Darren Aronofsky Ought to Make an Oil Sands Documentary

Cenovus’ Christina Lake oil sands operation

Darren Aronofsky’s been making the rounds on the internet recently more for a piece of environmental writing published on The Daily Beast than for one of his films, so it seems to me the only logical next step would be to combine the two. Did anyone else notice that an incredible story readily discloses itself in Aronofsky’s diary? It reads almost like an environmentalist version of Joseph Conrad’s Heart of Darkness, with environmental violations taking the place of slavery, the oil-profiteering Suncor dutifully filling in for the tyrannical slave-dealing Company, and things looking bleaker and grimmer for the human race as Aronofsky and his team travel upriver.

Not only does Aronofsky expose the root of the problem in Alberta clearly in his account, but he also demonstrates a need for heightened attention to the issue when he writes “It’s funny [that the situation in Alberta is so extreme] because as an American you somehow always think Canada is on the right side of the issues”. The vast majority of Canadians have willfully deluded themselves to this same conclusion. Even with the lengthening litany of environmental, legal and social abuses the Canadian government has left in its wake, many still refuse to acknowledge that there might be something amiss in Canada. They casually wave away the mounting odour of a jingoistic conservative minority that believes Canada’s resources to be the sole property of a select few. They see no problem with suborning a whole country to strip-mine its environment for a temporary gain which spares no thought for the future.

Other than the constant drone of journalists reporting back some new fresh hell about the oil sands, not much of a fuss has been made in the popular consciousness about the situation in Alberta.
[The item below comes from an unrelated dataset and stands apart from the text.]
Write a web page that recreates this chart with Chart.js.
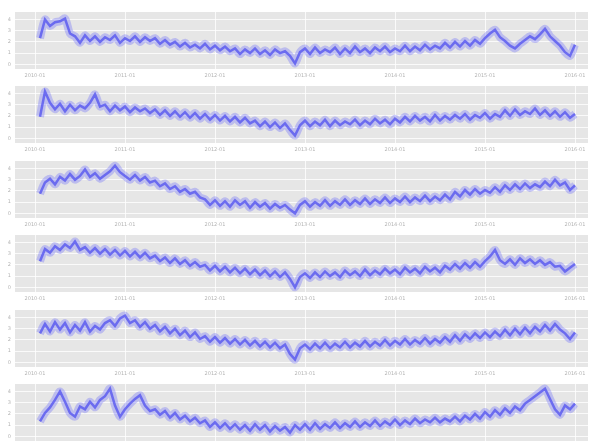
<!DOCTYPE html>
<html>
<head>
<meta charset="utf-8">
<script src="https://cdn.jsdelivr.net/npm/chart.js@4/dist/chart.umd.min.js"></script>
<style>
  html, body { margin: 0; padding: 0; background: #ffffff; }
  body { width: 591px; height: 443px; position: relative; overflow: hidden; }
  .panel { position: absolute; left: 0; width: 591px; height: 78px; }
</style>
</head>
<body>
<script>
// ---------- DATA ----------
const X_START = 5;   // index of first sample
const xTickValues = [4, 22, 40, 58, 76, 94, 112];
const xTickLabels = ['2010-01', '2011-01', '2012-01', '2013-01', '2014-01', '2015-01', '2016-01'];
const yTickValues = [5, 17, 29, 41, 53];
const yTickLabels = ['0', '1', '2', '3', '4'];

const series1 = [33, 53, 46, 50, 51, 54, 38, 35,
  28, 36, 30, 35, 29, 34, 31, 36, 28, 33, 30, 35, 29, 34, 30,
  33, 27, 31, 26, 29, 24, 28, 23, 26, 22,
  27, 21, 25, 20, 24, 19,
  22, 16, 21, 17, 22, 16, 20, 15, 21, 17, 19, 14,
  6, 18,
  22, 16, 23, 17, 21, 18, 23, 16, 22, 17, 24, 18, 22, 17, 23, 19, 24, 18, 22, 19,
  25, 19, 24, 20, 26, 21, 25, 22,
  28, 23, 29, 24, 30, 25, 31, 27,
  33, 38, 42, 34, 30, 25, 22, 27, 31, 35, 32, 37, 43, 35, 30, 25, 18, 14, 26];

const series2 = [28, 55, 43,
  36, 42, 34, 41, 35, 40, 37, 43,
  52, 39,
  41, 34, 40, 35, 39, 33, 38, 34, 37, 32,
  36, 30, 35, 29, 34, 28, 33, 27, 32, 26, 31, 25, 30, 24, 29, 23, 28, 22, 27, 21,
  24, 18, 23, 17, 22, 16, 21, 14,
  8, 19,
  24, 18, 23, 19, 25, 18, 24, 19, 23, 20, 25, 19, 24, 20, 26, 21, 25, 20, 26, 22,
  28, 23, 29, 24, 28, 23, 30, 24, 29, 25, 30, 26, 31, 25, 30, 27, 32, 26, 31, 28,
  35, 29, 36, 30, 34, 31, 37, 30, 35, 29, 34, 28, 33, 27, 31];

const series3 = [26, 38, 42, 36, 44, 40, 47, 41, 45, 52, 44, 48,
  42, 46, 50, 56, 49, 45, 41, 46, 40, 44, 38,
  40, 34, 37, 31, 34, 28, 31, 26, 28, 22,
  20, 14, 19, 13, 18, 12, 19, 14, 18, 11, 17, 12, 16, 10, 15, 11, 14, 9,
  5, 14,
  18, 12, 17, 13, 19, 13, 18, 14, 20, 14, 19, 15, 21, 15, 20, 16, 22, 16, 21, 17, 23, 17, 22, 18, 24, 18, 23, 19, 25, 20,
  28, 23, 30, 25, 31, 26, 30, 27, 33, 28,
  35, 30, 36, 31, 37, 32, 36, 33, 39, 34, 41, 35, 38, 30, 35];

const series4 = [33, 46, 42, 49, 45, 51, 47, 54,
  45, 48, 42, 47, 41, 46, 40, 45, 39, 44, 38, 43, 37, 42, 36,
  39, 33, 37, 31, 36, 30, 34, 28, 32, 27,
  29, 23, 28, 22, 27, 21, 26, 20, 25, 19, 24, 18, 23, 17, 22, 16, 21, 14,
  5, 16,
  20, 15, 21, 16, 22, 17, 21, 16, 23, 18, 22, 17, 24, 18, 23, 19, 25, 20, 24, 19, 26, 21, 25, 20, 27, 22, 26, 21, 28, 24,
  30, 25, 31, 26, 32, 27, 33, 38, 45,
  34, 30, 35, 29, 36, 31, 35, 30, 34, 29, 32, 27, 28, 22, 26, 30];

const series5 = [36, 46, 38, 48, 40, 47, 37, 45, 39, 48, 38, 44, 40,
  47, 50, 44, 52, 55, 47, 50, 43, 48, 41,
  45, 38, 43, 36, 41, 34, 39, 32, 37, 30,
  33, 27, 32, 26, 31, 25, 30, 24, 29, 23, 28, 22, 27, 21, 26, 20, 24,
  14, 8, 20,
  24, 19, 25, 20, 26, 20, 25, 21, 27, 21, 26, 22, 28, 22, 27, 23, 29, 23, 28, 24, 30, 24, 29, 25, 31, 25, 30, 26, 32, 27,
  34, 28, 35, 30, 36, 31, 37, 32, 38, 33, 40, 34, 41, 35, 42, 36, 43, 38, 45, 39, 46, 40,
  36, 30, 37];

const series6 = [21, 30, 36, 44, 53,
  42, 30, 26, 37, 34,
  42, 36, 44, 48, 56,
  38, 26, 34,
  40, 45, 49, 38, 32,
  34, 28, 32, 25, 30, 23, 27, 21, 25, 19,
  22, 15, 20, 14, 19, 13, 18, 12, 17, 11, 18, 12, 17, 10, 16, 11, 15, 9, 17, 12,
  18, 12, 19, 13, 18, 14, 20, 14, 19, 15, 21, 15, 20, 16, 22, 16, 21, 17, 23, 17, 22, 18, 24, 19, 23, 20, 25, 20, 24, 21,
  26, 21, 27, 23, 29, 24, 31, 26, 33, 28, 35, 30, 37, 33,
  40, 44, 48, 52, 56, 45, 34, 28, 38, 34, 40];

const allSeries = [series1, series2, series3, series4, series5, series6];

// ---------- LAYOUT ----------
const panelTops = [5, 79, 154, 228, 303, 377];

const bgPlugin = {
  id: 'bgPlugin',
  beforeDraw(chart) {
    const a = chart.chartArea;
    const ctx = chart.ctx;
    ctx.save();
    ctx.fillStyle = '#e6e6e6';
    ctx.fillRect(a.left, a.top, a.right - a.left, a.bottom - a.top);
    ctx.restore();
  }
};

allSeries.forEach((vals, i) => {
  const div = document.createElement('div');
  div.className = 'panel';
  div.style.top = panelTops[i] + 'px';
  const c = document.createElement('canvas');
  c.width = 591; c.height = 78;
  c.style.width = '591px'; c.style.height = '78px';
  div.appendChild(c);
  document.body.appendChild(div);

  const pts = vals.map((v, k) => ({ x: X_START + k, y: v }));
  new Chart(c, {
    type: 'line',
    data: {
      datasets: [{
        data: pts,
        borderColor: 'rgba(110,110,250,0.35)',
        borderWidth: 8,
        pointRadius: 0,
        tension: 0.3,
        fill: false
      }, {
        data: pts,
        borderColor: 'rgba(75,75,235,0.8)',
        borderWidth: 2.5,
        pointRadius: 0,
        tension: 0,
        fill: false
      }]
    },
    options: {
      responsive: false,
      animation: false,
      events: [],
      layout: { padding: { top: 3, right: 3, left: 0, bottom: 0 } },
      plugins: { legend: { display: false }, tooltip: { enabled: false } },
      scales: {
        x: {
          type: 'linear',
          min: 0, max: 114.6,
          afterBuildTicks(s) { s.ticks = xTickValues.map(v => ({ value: v })); },
          afterFit(s) { s.height = 14; },
          grid: { color: 'rgba(255,255,255,0.8)', lineWidth: 1, drawTicks: false },
          border: { display: false },
          ticks: {
            autoSkip: false, maxRotation: 0, padding: 4,
            color: '#b4b4b4', font: { family: 'DejaVu Sans', size: 5 },
            callback: (v, idx) => xTickLabels[idx]
          }
        },
        y: {
          min: 0, max: 61,
          afterBuildTicks(s) { s.ticks = yTickValues.map(v => ({ value: v })); },
          afterFit(s) { s.width = 15; },
          grid: { color: 'rgba(255,255,255,0.8)', lineWidth: 1, drawTicks: false },
          border: { display: false },
          ticks: {
            autoSkip: false, padding: 4,
            color: '#b4b4b4', font: { family: 'DejaVu Sans', size: 5 },
            callback: (v, idx) => yTickLabels[idx]
          }
        }
      }
    },
    plugins: [bgPlugin]
  });
});
</script>
</body>
</html>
Sure, there’s one documentary on Youtube about it, but Youtube is hardly the source for authoritative information. There’s another documentary on Netflix featuring forty-five minutes of aerial flybys of the Alberta oil sands. But with no music, no facts, and no Al Gore (it is otherwise silent save for some abstract sounds) it’s rather useless as a documentary. Aronofsky and DiCaprio could give us that ole’ time religion, Sodom and Gomorrah apocalyptic agitprop cinema that seems sorely needed to wake up these dumb statues and breathing stones in society.

According to the National Post, DiCaprio is already at work on his own environmental documentary, but I see no harm in Aronofsky doing his own. Or why not a collaboration between the two? What better pair for this material could there be between Aronofsky, energized by his recent, eco-toned apocalyptic visions in Noah, and DiCaprio, longtime defender and proselytizer of environmentalism?

“Someone else says it doesn’t feel like Canada,” Aronofsky writes, “feels more like Russia”. The suggestion is not far removed from the reality since both countries are ruled by political thuggery and oligarchical monopoly (the Ford Dynasty in Toronto being the most recent, ruinous and failed example). Indeed, Russia’s claim for the Arctic follows roughly the same logic as the Harper government: if nobody else is going to use it for profit then we might as well. A similar argument can be traced back to the Dawes Act of 1887, enacted so that the US Congress could appropriate land from Native Americans, whom the Congress felt weren’t using the resource-rich land to its fullest potential. As a Canadian I’m not so much embarrassed by this current situation as I am enraged by it, and I’m quite happy to let Aronofsky and DiCaprio be the ones to radicalize me.

The Cancer of Canada: The Alberta oil sands. Notice the stark division between the “developed” area and the undeveloped side. I’ll leave you to determine what Suncorp and the Canadian government call each side.